Inference speed and energy consumption for different BitNet b1.58 model sizes (Apple M2 Ultra) (Source)
Inference speed and energy consumption for different BitNet b1.58 model sizes (Intel i7-13700H) (Source)
bitnet.cpp offers a set of optimized kernels that are designed for fast and lossless inference of 1.58-bit models on both ARM and x86 architectures. The evaluation of bitnet.cpp was also accomplished in terms of both inference speed and energy consumption. It demonstrates a significant improvement over llama.cpp on both ARM and x86 architectures, especially when the model size increases.
Hands-on Implementation of bitnet.cpp
Step 1: Cloning the official repository –
!git clone --recursive https://github.com/microsoft/BitNet.git
Step 2: Changing the present working directory –
%cd /content/BitNet/
Step 3: Installing the required dependencies using the requirements.txt –
!pip install -r requirements.txt
Step 4: Downloading the 1-bit model from HuggingFace and converting it into GGUF format –
!huggingface-cli download 1bitLLM/bitnet_b1_58-large --local-dir bitnet_b1_58-large
!python setup_env.py -md bitnet_b1_58-large
Step 5 – Running inference with inference.py script –
!python run_inference.py -m bitnet_b1_58-large/ggml-model-i2_s.gguf -p "John went to eat dinner while his friend Janardan was playing on PlayStation.
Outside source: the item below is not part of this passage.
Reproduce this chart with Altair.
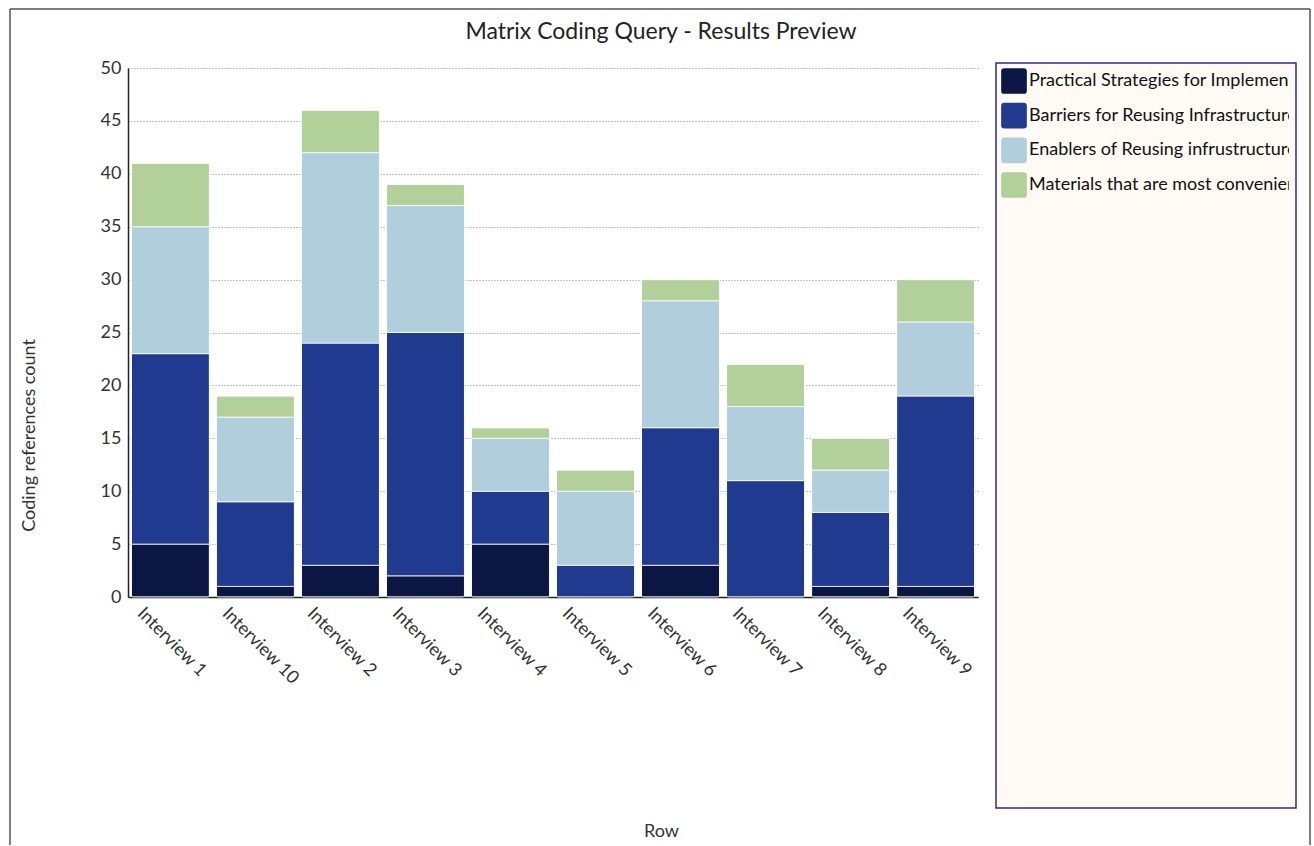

While playing Playstation, Janardan called his friend Johny. Who is Johny to John?\nAnswer:" -n 50 -temp 0
Output –
Answer: Johny is a friend of John.
Final Words
1-bit LLMs are significantly smaller than traditional LLMs and the reduced precision also leads to faster computations, especially when the hardware is optimised for bitwise operations. bitnet.cpp offers a huge improvement in terms of optimised kernels for inferencing 1-bit LLMs supporting faster inference and lower energy consumption. It’s still in infancy stage but is poised to bring a significant change in the era of LLM inferencing and energy reduction.